• **THE REQUEST**
Gather all lines from the material that contain "with".

• **SUPPLIED INFORMATION**

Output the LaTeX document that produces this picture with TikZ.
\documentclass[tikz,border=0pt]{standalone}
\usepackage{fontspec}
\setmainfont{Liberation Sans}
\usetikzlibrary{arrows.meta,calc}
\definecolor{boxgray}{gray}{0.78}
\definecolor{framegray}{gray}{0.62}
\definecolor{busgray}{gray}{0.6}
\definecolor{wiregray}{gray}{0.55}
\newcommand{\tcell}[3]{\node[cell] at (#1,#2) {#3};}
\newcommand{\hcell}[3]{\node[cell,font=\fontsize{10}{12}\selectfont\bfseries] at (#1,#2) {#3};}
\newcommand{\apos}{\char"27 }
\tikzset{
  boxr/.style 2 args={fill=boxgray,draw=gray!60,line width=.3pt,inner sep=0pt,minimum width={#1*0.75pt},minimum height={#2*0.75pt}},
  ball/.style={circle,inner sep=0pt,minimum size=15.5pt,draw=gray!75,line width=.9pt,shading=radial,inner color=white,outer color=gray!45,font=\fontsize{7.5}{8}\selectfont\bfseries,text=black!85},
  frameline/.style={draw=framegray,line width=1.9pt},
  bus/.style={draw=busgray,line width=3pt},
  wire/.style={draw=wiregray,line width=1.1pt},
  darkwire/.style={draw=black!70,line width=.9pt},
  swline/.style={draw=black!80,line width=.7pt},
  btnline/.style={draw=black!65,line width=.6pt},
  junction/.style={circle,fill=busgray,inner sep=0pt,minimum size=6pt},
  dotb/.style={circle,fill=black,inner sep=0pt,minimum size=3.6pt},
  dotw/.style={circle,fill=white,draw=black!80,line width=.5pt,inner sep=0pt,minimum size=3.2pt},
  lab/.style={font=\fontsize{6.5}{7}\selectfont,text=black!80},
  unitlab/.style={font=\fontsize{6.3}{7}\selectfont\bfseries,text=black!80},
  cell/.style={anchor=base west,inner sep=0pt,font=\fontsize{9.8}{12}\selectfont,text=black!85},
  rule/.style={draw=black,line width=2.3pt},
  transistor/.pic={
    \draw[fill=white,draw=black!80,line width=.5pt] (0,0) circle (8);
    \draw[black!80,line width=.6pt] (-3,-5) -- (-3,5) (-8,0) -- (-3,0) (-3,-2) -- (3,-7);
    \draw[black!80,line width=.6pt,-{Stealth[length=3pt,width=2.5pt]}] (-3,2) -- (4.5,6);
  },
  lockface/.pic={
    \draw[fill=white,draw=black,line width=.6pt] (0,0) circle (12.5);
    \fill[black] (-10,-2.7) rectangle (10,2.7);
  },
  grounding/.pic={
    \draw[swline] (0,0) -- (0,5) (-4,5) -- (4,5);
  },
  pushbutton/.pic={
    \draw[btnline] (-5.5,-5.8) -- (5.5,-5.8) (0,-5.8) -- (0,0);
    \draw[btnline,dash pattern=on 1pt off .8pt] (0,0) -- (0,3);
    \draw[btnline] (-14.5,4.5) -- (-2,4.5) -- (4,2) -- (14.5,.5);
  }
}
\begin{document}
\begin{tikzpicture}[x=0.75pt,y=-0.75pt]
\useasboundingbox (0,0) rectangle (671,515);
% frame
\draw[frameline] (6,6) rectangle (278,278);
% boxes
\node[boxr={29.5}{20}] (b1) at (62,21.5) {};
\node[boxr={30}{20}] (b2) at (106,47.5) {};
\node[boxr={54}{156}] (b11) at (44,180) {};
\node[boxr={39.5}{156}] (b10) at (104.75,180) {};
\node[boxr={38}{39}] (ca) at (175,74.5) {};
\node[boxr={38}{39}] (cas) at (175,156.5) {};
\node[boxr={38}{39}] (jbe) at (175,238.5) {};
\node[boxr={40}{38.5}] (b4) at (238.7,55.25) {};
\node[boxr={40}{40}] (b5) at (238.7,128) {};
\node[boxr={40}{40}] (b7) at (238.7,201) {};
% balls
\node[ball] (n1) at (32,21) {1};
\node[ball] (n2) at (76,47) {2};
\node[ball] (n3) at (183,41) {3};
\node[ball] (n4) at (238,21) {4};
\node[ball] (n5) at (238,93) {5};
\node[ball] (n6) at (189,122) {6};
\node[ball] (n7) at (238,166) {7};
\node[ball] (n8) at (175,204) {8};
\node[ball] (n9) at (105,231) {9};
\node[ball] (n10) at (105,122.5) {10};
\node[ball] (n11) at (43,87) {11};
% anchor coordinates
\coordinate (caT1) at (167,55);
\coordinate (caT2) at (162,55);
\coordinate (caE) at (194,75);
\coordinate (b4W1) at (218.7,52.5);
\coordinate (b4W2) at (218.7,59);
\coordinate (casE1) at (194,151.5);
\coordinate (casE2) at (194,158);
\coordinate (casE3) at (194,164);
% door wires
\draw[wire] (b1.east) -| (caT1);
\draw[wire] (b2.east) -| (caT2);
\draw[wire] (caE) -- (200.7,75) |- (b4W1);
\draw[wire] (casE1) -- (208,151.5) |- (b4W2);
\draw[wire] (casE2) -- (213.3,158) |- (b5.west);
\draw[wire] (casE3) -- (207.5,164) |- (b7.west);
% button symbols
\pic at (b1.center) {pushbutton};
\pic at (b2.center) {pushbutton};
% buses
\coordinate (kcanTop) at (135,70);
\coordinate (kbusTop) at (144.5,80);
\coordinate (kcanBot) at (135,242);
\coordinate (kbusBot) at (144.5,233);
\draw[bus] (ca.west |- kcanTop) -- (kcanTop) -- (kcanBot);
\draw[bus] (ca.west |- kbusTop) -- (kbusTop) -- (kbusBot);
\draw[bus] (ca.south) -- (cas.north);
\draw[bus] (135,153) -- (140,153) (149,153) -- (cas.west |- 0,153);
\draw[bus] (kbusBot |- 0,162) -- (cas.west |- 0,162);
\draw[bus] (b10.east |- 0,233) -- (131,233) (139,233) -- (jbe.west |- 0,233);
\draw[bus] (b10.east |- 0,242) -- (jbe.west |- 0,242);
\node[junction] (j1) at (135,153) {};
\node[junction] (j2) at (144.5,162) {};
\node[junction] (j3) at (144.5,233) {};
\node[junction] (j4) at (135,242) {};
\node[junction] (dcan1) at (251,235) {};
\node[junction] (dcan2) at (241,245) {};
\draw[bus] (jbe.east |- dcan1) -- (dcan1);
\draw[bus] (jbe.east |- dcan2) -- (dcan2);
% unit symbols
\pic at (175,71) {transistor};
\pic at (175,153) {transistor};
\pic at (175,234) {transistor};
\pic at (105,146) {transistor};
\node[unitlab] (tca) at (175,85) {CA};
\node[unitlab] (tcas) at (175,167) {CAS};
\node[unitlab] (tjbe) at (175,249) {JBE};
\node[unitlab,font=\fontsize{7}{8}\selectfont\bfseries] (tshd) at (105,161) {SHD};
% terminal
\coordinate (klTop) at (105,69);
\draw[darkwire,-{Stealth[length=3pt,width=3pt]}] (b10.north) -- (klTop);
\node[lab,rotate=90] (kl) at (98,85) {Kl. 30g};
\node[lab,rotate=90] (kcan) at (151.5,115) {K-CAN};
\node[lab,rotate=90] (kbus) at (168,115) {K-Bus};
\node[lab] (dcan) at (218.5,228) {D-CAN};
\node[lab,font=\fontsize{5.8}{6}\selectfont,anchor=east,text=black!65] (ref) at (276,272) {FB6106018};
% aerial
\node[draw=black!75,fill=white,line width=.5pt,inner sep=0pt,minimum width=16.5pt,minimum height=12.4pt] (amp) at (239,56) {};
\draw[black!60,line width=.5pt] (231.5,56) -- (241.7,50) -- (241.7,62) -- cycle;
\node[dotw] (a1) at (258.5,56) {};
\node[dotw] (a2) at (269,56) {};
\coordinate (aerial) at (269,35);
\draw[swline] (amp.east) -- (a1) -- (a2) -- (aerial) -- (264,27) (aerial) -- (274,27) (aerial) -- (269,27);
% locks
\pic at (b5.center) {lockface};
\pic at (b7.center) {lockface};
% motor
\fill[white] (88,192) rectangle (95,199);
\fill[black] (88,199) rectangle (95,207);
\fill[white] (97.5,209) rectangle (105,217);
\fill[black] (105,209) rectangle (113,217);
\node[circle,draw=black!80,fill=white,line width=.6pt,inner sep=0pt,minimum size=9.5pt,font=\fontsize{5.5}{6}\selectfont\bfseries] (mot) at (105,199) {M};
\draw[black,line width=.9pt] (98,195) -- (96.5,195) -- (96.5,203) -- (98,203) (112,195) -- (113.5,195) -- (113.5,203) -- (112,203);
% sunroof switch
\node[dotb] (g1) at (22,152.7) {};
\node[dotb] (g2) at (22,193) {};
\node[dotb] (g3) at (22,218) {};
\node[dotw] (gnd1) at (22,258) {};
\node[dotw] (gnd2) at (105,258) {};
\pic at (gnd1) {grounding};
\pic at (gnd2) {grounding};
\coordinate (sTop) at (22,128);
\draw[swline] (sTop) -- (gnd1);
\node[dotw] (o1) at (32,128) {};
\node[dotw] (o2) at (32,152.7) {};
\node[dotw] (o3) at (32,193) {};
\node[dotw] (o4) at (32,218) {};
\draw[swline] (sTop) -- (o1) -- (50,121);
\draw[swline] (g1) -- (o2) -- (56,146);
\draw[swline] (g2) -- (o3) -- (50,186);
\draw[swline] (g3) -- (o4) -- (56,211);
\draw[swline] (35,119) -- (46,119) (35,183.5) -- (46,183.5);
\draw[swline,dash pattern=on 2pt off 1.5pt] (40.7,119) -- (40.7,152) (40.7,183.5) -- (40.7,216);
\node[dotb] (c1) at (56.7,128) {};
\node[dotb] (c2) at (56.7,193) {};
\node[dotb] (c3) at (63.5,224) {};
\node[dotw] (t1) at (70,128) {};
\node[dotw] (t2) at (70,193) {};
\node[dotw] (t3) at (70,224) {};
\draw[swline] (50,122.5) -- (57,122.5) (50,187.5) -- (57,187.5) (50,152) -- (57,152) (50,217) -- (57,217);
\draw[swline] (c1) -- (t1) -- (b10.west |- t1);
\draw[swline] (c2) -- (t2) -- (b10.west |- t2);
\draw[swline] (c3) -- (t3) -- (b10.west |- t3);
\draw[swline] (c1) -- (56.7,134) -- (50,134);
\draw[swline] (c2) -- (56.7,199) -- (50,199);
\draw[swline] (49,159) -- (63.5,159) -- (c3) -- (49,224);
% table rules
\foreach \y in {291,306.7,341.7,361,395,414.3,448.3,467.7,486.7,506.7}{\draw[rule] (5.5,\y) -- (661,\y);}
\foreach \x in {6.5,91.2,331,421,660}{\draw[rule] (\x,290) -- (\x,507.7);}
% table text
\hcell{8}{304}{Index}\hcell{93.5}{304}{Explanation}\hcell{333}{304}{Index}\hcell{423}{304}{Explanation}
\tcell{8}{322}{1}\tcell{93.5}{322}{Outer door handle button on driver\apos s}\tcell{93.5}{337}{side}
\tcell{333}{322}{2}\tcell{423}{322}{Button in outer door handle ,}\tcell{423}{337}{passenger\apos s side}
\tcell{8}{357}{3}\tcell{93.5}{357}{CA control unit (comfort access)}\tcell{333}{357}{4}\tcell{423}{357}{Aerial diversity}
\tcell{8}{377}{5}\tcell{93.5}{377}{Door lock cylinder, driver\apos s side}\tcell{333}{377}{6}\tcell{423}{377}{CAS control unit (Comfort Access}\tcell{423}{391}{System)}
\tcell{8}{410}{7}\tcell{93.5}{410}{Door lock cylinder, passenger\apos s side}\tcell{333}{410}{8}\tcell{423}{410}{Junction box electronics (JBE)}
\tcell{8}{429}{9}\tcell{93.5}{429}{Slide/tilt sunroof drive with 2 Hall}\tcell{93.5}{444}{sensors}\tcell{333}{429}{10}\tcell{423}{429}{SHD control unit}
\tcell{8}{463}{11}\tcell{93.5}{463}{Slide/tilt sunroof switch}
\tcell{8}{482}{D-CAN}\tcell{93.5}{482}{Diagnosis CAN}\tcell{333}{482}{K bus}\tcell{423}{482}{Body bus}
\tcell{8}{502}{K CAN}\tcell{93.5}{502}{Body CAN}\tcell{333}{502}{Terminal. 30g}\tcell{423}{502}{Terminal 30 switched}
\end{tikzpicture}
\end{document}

• **COMPLETE RESPONSE**
Output the LaTeX document that produces this picture with TikZ.
\tcell{8}{429}{9}\tcell{93.5}{429}{Slide/tilt sunroof drive with 2 Hall}\tcell{93.5}{444}{sensors}\tcell{333}{429}{10}\tcell{423}{429}{SHD control unit}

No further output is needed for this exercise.